#### Instructions to follow
Exactly repeat the material, dropping every picture from the copy.

Start Given data

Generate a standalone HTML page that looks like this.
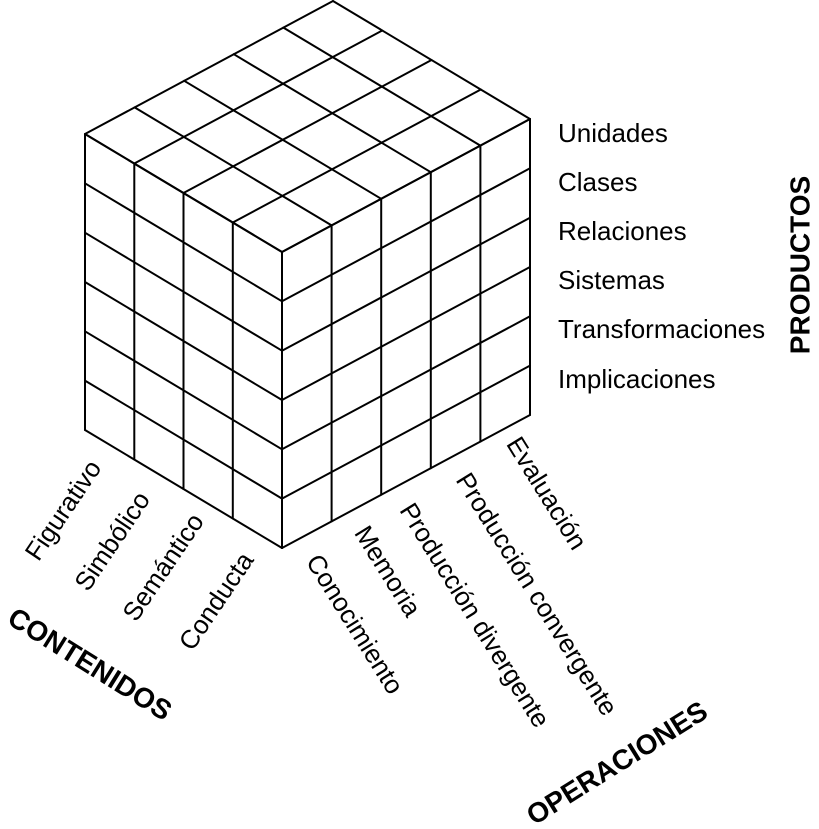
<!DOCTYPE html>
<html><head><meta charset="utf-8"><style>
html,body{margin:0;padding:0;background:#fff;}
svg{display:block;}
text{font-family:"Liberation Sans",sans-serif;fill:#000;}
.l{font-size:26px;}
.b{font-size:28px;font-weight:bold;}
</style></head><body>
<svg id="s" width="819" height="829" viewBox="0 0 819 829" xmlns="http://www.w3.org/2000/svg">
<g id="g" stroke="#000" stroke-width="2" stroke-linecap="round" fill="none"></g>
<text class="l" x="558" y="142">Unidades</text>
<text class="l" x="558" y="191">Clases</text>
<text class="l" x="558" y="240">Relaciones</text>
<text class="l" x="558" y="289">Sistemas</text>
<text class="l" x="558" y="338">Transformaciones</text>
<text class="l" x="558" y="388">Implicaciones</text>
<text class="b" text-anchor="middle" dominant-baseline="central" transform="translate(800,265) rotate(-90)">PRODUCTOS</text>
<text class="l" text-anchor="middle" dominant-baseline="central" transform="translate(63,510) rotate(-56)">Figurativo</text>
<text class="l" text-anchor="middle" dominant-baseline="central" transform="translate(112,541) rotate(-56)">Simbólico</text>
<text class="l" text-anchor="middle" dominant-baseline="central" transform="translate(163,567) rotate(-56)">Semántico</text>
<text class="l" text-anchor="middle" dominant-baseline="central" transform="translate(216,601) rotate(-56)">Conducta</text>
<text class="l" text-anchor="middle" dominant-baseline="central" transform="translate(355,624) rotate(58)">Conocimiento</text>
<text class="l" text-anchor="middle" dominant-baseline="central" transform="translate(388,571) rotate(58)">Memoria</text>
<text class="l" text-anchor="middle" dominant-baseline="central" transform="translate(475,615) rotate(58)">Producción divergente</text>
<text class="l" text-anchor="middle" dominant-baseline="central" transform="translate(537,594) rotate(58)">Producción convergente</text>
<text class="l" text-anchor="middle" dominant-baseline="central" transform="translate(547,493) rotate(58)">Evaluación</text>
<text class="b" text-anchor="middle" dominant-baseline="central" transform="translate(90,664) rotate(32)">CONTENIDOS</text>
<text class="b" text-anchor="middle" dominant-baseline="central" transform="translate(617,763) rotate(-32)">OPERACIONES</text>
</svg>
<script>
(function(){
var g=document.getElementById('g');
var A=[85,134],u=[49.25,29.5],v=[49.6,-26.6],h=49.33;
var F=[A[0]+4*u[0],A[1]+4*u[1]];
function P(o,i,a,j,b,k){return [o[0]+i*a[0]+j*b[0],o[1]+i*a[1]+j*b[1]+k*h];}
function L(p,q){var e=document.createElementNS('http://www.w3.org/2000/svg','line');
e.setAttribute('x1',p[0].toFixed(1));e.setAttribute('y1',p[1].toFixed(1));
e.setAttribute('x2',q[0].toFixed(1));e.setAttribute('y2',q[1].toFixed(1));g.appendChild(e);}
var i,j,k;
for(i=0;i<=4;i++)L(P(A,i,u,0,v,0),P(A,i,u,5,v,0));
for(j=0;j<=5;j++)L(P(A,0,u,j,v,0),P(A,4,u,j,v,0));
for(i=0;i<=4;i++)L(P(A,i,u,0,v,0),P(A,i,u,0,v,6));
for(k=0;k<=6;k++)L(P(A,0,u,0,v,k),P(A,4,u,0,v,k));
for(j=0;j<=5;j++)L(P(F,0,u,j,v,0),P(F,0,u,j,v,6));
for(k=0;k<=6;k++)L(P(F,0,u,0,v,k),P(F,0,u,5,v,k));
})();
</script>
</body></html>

End Given data

#### Written response
Generate a standalone HTML page that looks like this.
<!DOCTYPE html>
<html><head><meta charset="utf-8"><style>
html,body{margin:0;padding:0;background:#fff;}
svg{display:block;}
text{font-family:"Liberation Sans",sans-serif;fill:#000;}
.l{font-size:26px;}
.b{font-size:28px;font-weight:bold;}
</style></head><body>
<svg id="s" width="819" height="829" viewBox="0 0 819 829" xmlns="http://www.w3.org/2000/svg">
<g id="g" stroke="#000" stroke-width="2" stroke-linecap="round" fill="none"></g>
<text class="l" x="558" y="142">Unidades</text>
<text class="l" x="558" y="191">Clases</text>
<text class="l" x="558" y="240">Relaciones</text>
<text class="l" x="558" y="289">Sistemas</text>
<text class="l" x="558" y="338">Transformaciones</text>
<text class="l" x="558" y="388">Implicaciones</text>
<text class="b" text-anchor="middle" dominant-baseline="central" transform="translate(800,265) rotate(-90)">PRODUCTOS</text>
<text class="l" text-anchor="middle" dominant-baseline="central" transform="translate(63,510) rotate(-56)">Figurativo</text>
<text class="l" text-anchor="middle" dominant-baseline="central" transform="translate(112,541) rotate(-56)">Simbólico</text>
<text class="l" text-anchor="middle" dominant-baseline="central" transform="translate(163,567) rotate(-56)">Semántico</text>
<text class="l" text-anchor="middle" dominant-baseline="central" transform="translate(216,601) rotate(-56)">Conducta</text>
<text class="l" text-anchor="middle" dominant-baseline="central" transform="translate(355,624) rotate(58)">Conocimiento</text>
<text class="l" text-anchor="middle" dominant-baseline="central" transform="translate(388,571) rotate(58)">Memoria</text>
<text class="l" text-anchor="middle" dominant-baseline="central" transform="translate(475,615) rotate(58)">Producción divergente</text>
<text class="l" text-anchor="middle" dominant-baseline="central" transform="translate(537,594) rotate(58)">Producción convergente</text>
<text class="l" text-anchor="middle" dominant-baseline="central" transform="translate(547,493) rotate(58)">Evaluación</text>
<text class="b" text-anchor="middle" dominant-baseline="central" transform="translate(90,664) rotate(32)">CONTENIDOS</text>
<text class="b" text-anchor="middle" dominant-baseline="central" transform="translate(617,763) rotate(-32)">OPERACIONES</text>
</svg>
<script>
(function(){
var g=document.getElementById('g');
var A=[85,134],u=[49.25,29.5],v=[49.6,-26.6],h=49.33;
var F=[A[0]+4*u[0],A[1]+4*u[1]];
function P(o,i,a,j,b,k){return [o[0]+i*a[0]+j*b[0],o[1]+i*a[1]+j*b[1]+k*h];}
function L(p,q){var e=document.createElementNS('http://www.w3.org/2000/svg','line');
e.setAttribute('x1',p[0].toFixed(1));e.setAttribute('y1',p[1].toFixed(1));
e.setAttribute('x2',q[0].toFixed(1));e.setAttribute('y2',q[1].toFixed(1));g.appendChild(e);}
var i,j,k;
for(i=0;i<=4;i++)L(P(A,i,u,0,v,0),P(A,i,u,5,v,0));
for(j=0;j<=5;j++)L(P(A,0,u,j,v,0),P(A,4,u,j,v,0));
for(i=0;i<=4;i++)L(P(A,i,u,0,v,0),P(A,i,u,0,v,6));
for(k=0;k<=6;k++)L(P(A,0,u,0,v,k),P(A,4,u,0,v,k));
for(j=0;j<=5;j++)L(P(F,0,u,j,v,0),P(F,0,u,j,v,6));
for(k=0;k<=6;k++)L(P(F,0,u,0,v,k),P(F,0,u,5,v,k));
})();
</script>
</body></html>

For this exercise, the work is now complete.